Weddings and Baptisms, two of the most joyful celebrations we have within a worship service. Lots people, lots of long, white, slippery gowns, lots of photos, lots of food, lots of celebration, and lots of promises, made by all who gather to witness this sacred event.

Sunday, January 07, 2007

Water, water everywhere: and enough for all to drink

Today, in our church community, we talked about Baptism. The whole service surrounded this wonderful sacrament. The congregation was spashed in remembrance of their baptism, while we sang, "Shall we gather at the River." The children's sermon had us gathered around the font, discussing the uses of water. We welcomed a new child into our church family by sprinkling, and I spoke in my sermon about the basic necessity of water.

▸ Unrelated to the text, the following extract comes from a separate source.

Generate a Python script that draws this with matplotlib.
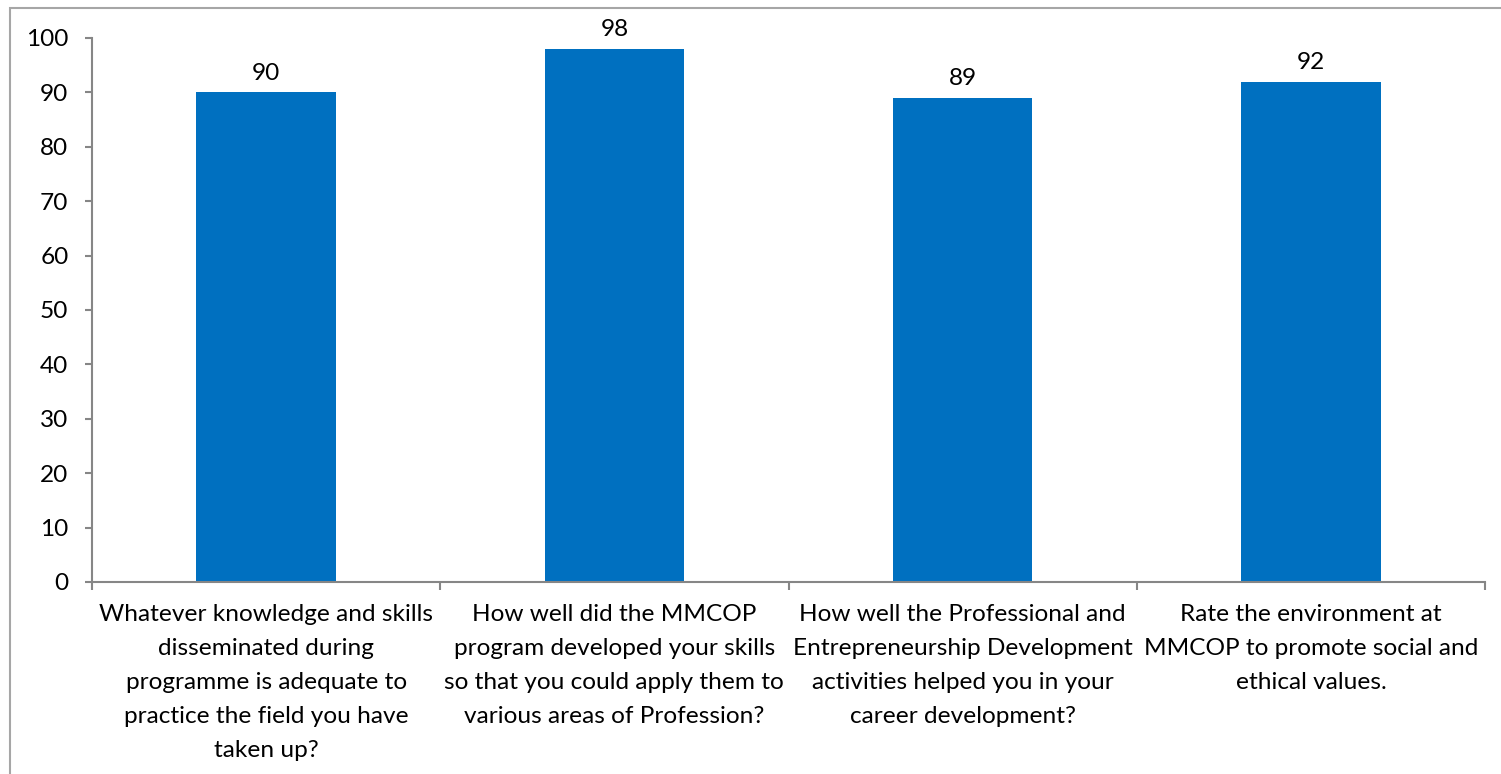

I usually write my sermons out in text form for preaching. This helps me stay focused, and use the words and terms I had intended. But today, as I was closing the sermon on the beautiful sacrament of baptism, saying that the essence didn't change if baptized as a child, adult, by water sprinkles on the head or full immersion- I realized that I need to add something about those who have not been baptized.

If I had joined this service, and had not been baptized, I would have felt completely and utterly left out.

So perhaps it was just an acknowledgement of the difference, or it was a God moment, I found myself reminding people in the sermon, that if they had not been baptized, the promise was no less than if they had- it's just that Baptism is the public recognition of God's presence. But all are welcome to recognize this promise.

As I bordered on this altar call (I know, I know, but this is as close as this Lutheran Girl gets) I realized that I wanted to experience full immersion. I want to have the whole congregation take a dive into a lake this summer as we remember our Baptisms.

What a physical, sensory event that would be- all of us standing, swimming around in the sacred beauty of the water.